Charts and diagrams as code:
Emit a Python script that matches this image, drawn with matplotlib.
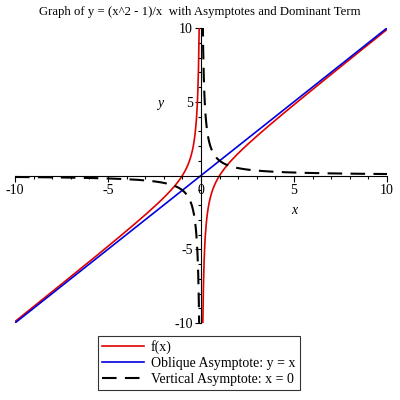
import numpy as np
import matplotlib.pyplot as plt
from matplotlib.ticker import MultipleLocator

plt.rcParams['font.family'] = ['Liberation Serif', 'DejaVu Serif']

# plot range and sample points (function graph from the title)
x_min, x_max = -10, 10
y_min, y_max = -10, 10
x_left = np.linspace(-10, -0.05, 600)
x_right = np.linspace(0.05, 10, 600)

fig = plt.figure(figsize=(4, 4), dpi=100)
ax = fig.add_axes([0.0375, 0.1925, 0.93, 0.7375])

# f(x) = (x^2 - 1)/x
for xs in (x_left, x_right):
    ax.plot(xs, (xs**2 - 1) / xs, color='#e00000', lw=1.2,
            label='f(x)' if xs[0] < 0 else None)

# oblique asymptote y = x
ax.plot([x_min, x_max], [x_min, x_max], color='#0000e0', lw=1.2,
        label='Oblique Asymptote: y = x')

# dominant term 1/x
for xs in (x_left, x_right):
    ax.plot(xs, 1 / xs, color='black', lw=1.5, dashes=(7, 4),
            label='Vertical Asymptote: x = 0' if xs[0] < 0 else None)

ax.set_xlim(x_min, x_max)
ax.set_ylim(y_min, y_max)

# axes through the origin
ax.spines['left'].set_position('zero')
ax.spines['bottom'].set_position('zero')
ax.spines['right'].set_visible(False)
ax.spines['top'].set_visible(False)
ax.xaxis.set_major_locator(MultipleLocator(5))
ax.xaxis.set_minor_locator(MultipleLocator(1))
ax.yaxis.set_major_locator(MultipleLocator(5))
ax.yaxis.set_minor_locator(MultipleLocator(1))
ax.tick_params(which='major', length=4, width=0.8, labelsize=10, pad=2)
ax.tick_params(which='minor', length=2.5, width=0.8)
ax.set_xticks([-10, -5, 0, 5, 10])
ax.set_xticklabels(['-10', '-5', '0', '5', '10'])
ax.set_yticks([-10, -5, 5, 10])
ax.set_yticklabels(['-10', '-5', '5', '10'])

ax.text(5.0, -2.4, 'x', style='italic', fontsize=10, ha='center', va='center')
ax.text(-2.2, 4.9, 'y', style='italic', fontsize=10, ha='center', va='center')

fig.suptitle('Graph of y = (x^2 - 1)/x  with Asymptotes and Dominant Term',
             fontsize=9.2, y=0.985)

leg = fig.legend(loc='upper center', bbox_to_anchor=(0.4975, 0.177),
                 fontsize=10, frameon=True, fancybox=False, edgecolor='black',
                 handlelength=3, handletextpad=0.5, borderpad=0.3,
                 labelspacing=0.2)
leg.get_frame().set_linewidth(0.8)

plt.savefig('out.png', dpi=100)
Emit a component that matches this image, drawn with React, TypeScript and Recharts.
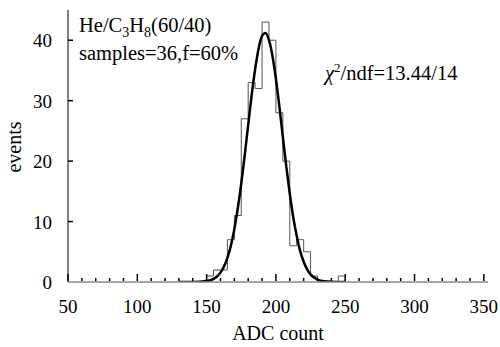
import React from 'react';
import { ComposedChart, Line, XAxis, YAxis } from 'recharts';

// Histogram (bin width 5 ADC counts)
const binStarts = [150, 155, 160, 165, 170, 175, 180, 185, 190, 195, 200, 205, 210, 215, 220, 225, 230, 235, 240, 245];
const binCounts = [1, 2, 2, 7, 11, 27, 33, 32, 43, 40, 28, 20, 6, 7, 5, 1, 0, 0, 0, 1];
const binWidth = 5;

// Gaussian fit curve
const fitX = [130, 135, 140, 145, 150, 155, 157.5, 160, 162.5, 165, 167.5, 170, 172.5, 175, 177.5, 180, 182.5, 185, 187.5, 190, 192.5, 195, 197.5, 200, 202.5, 205, 207.5, 210, 212.5, 215, 217.5, 220, 222.5, 225, 227.5, 230, 235, 240, 245, 250];
const fitY = [0, 0, 0.01, 0.04, 0.15, 0.52, 0.91, 1.55, 2.54, 4.0, 6.0, 8.75, 12.2, 16.3, 21.0, 26.0, 30.9, 35.2, 38.6, 40.7, 41.2, 40.0, 37.4, 33.6, 29.0, 24.0, 19.1, 14.6, 10.7, 7.6, 5.1, 3.35, 2.1, 1.26, 0.73, 0.41, 0.11, 0.03, 0.01, 0];

const xTicks = [50, 60, 70, 80, 90, 100, 110, 120, 130, 140, 150, 160, 170, 180, 190, 200, 210, 220, 230, 240, 250, 260, 270, 280, 290, 300, 310, 320, 330, 340, 350];
const xMajorStep = 50;
const yTicks = [0, 10, 20, 30, 40];
const xDomain: [number, number] = [50, 353];
const yDomain: [number, number] = [0, 45];

const FONT = "'Liberation Serif', 'Times New Roman', Times, serif";
const T: React.CSSProperties = { fontFamily: FONT };

const histData = [
  { x: binStarts[0], y: 0 },
  ...binStarts.map((s, i) => ({ x: s, y: binCounts[i] })),
  { x: binStarts[binStarts.length - 1] + binWidth, y: 0 },
];
const fitData = fitX.map((x, i) => ({ x, y: fitY[i] }));

const XTick = (props: any) => {
  const { x, y, payload } = props;
  const major = payload.value % xMajorStep === 0;
  return (
    <g>
      <line x1={x} x2={x} y1={y - 1} y2={y - (major ? 8 : 4)} stroke="#000" strokeWidth={1.5} />
      {major && (
        <text x={x} y={y + 31} textAnchor="middle" style={T} fontSize={19} fill="#000">
          {payload.value}
        </text>
      )}
    </g>
  );
};

const YTick = (props: any) => {
  const { x, y, payload } = props;
  return (
    <g>
      {payload.value !== 0 && <line x1={x} x2={x + 5} y1={y} y2={y} stroke="#000" strokeWidth={1.5} />}
      <text x={x - 16} y={y + 7} textAnchor="end" style={T} fontSize={19} fill="#000">
        {payload.value}
      </text>
    </g>
  );
};

export default function App() {
  return (
    <div style={{ position: 'absolute', left: 0, top: 0, width: 500, height: 347, background: '#fff', fontFamily: FONT }}>
      <ComposedChart width={500} height={347} margin={{ top: 10, right: 12, bottom: 0, left: 0 }}>
        <XAxis
          dataKey="x"
          type="number"
          domain={xDomain}
          ticks={xTicks}
          interval={0}
          height={65}
          tickSize={0}
          tickMargin={0}
          tickLine={false}
          tick={<XTick />}
          axisLine={{ stroke: '#888', strokeWidth: 1.5 }}
          allowDataOverflow
        />
        <XAxis
          xAxisId="top"
          orientation="top"
          type="number"
          domain={xDomain}
          height={0}
          tick={false}
          tickLine={false}
          axisLine={{ stroke: '#888', strokeWidth: 2 }}
        />
        <YAxis
          type="number"
          domain={yDomain}
          ticks={yTicks}
          interval={0}
          width={68}
          tickSize={0}
          tickMargin={0}
          tickLine={false}
          tick={<YTick />}
          axisLine={{ stroke: '#000', strokeWidth: 1 }}
          allowDataOverflow
        />
        <YAxis
          yAxisId="right"
          orientation="right"
          type="number"
          domain={yDomain}
          width={0}
          tick={false}
          tickLine={false}
          axisLine={{ stroke: '#777', strokeWidth: 2 }}
        />
        <Line
          data={histData}
          dataKey="y"
          type="stepAfter"
          stroke="#555"
          strokeWidth={1}
          dot={false}
          isAnimationActive={false}
        />
        <Line
          data={fitData}
          dataKey="y"
          type="monotone"
          stroke="#000"
          strokeWidth={2.5}
          dot={false}
          isAnimationActive={false}
        />
      </ComposedChart>
      <svg
        width={500}
        height={347}
        style={{ position: 'absolute', left: 0, top: 0, pointerEvents: 'none', fontFamily: FONT }}
      >
        <text x={79} y={32} fontSize={20.5} fill="#000" style={T}>
          He/C<tspan dy={5} fontSize={14}>3</tspan>
          <tspan dy={-5}>H</tspan>
          <tspan dy={5} fontSize={14}>8</tspan>
          <tspan dy={-5}>(60/40)</tspan>
        </text>
        <text x={79} y={60} fontSize={20.5} fill="#000" style={T}>samples=36,f=60%</text>
        <text x={325} y={80} fontSize={20.5} fill="#000" style={T}>
          <tspan fontStyle="italic">χ</tspan>
          <tspan dy={-8} fontSize={13}>2</tspan>
          <tspan dy={8}>/ndf=13.44/14</tspan>
        </text>
        <text x={278} y={340} fontSize={20} textAnchor="middle" fill="#000" style={T}>ADC count</text>
        <text x={0} y={0} fontSize={20} textAnchor="middle" fill="#000" style={T} transform="translate(21,147) rotate(-90)">events</text>
      </svg>
    </div>
  );
}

- _Set problem_: In the listing above, find the line with "Emit a component" and the line with "0.03, 0.01, 0];". Copy exactly those two and every line between, without the pictures.

- _Final result_:
Emit a component that matches this image, drawn with React, TypeScript and Recharts.
import React from 'react';
import { ComposedChart, Line, XAxis, YAxis } from 'recharts';

// Histogram (bin width 5 ADC counts)
const binStarts = [150, 155, 160, 165, 170, 175, 180, 185, 190, 195, 200, 205, 210, 215, 220, 225, 230, 235, 240, 245];
const binCounts = [1, 2, 2, 7, 11, 27, 33, 32, 43, 40, 28, 20, 6, 7, 5, 1, 0, 0, 0, 1];
const binWidth = 5;

// Gaussian fit curve
const fitX = [130, 135, 140, 145, 150, 155, 157.5, 160, 162.5, 165, 167.5, 170, 172.5, 175, 177.5, 180, 182.5, 185, 187.5, 190, 192.5, 195, 197.5, 200, 202.5, 205, 207.5, 210, 212.5, 215, 217.5, 220, 222.5, 225, 227.5, 230, 235, 240, 245, 250];
const fitY = [0, 0, 0.01, 0.04, 0.15, 0.52, 0.91, 1.55, 2.54, 4.0, 6.0, 8.75, 12.2, 16.3, 21.0, 26.0, 30.9, 35.2, 38.6, 40.7, 41.2, 40.0, 37.4, 33.6, 29.0, 24.0, 19.1, 14.6, 10.7, 7.6, 5.1, 3.35, 2.1, 1.26, 0.73, 0.41, 0.11, 0.03, 0.01, 0];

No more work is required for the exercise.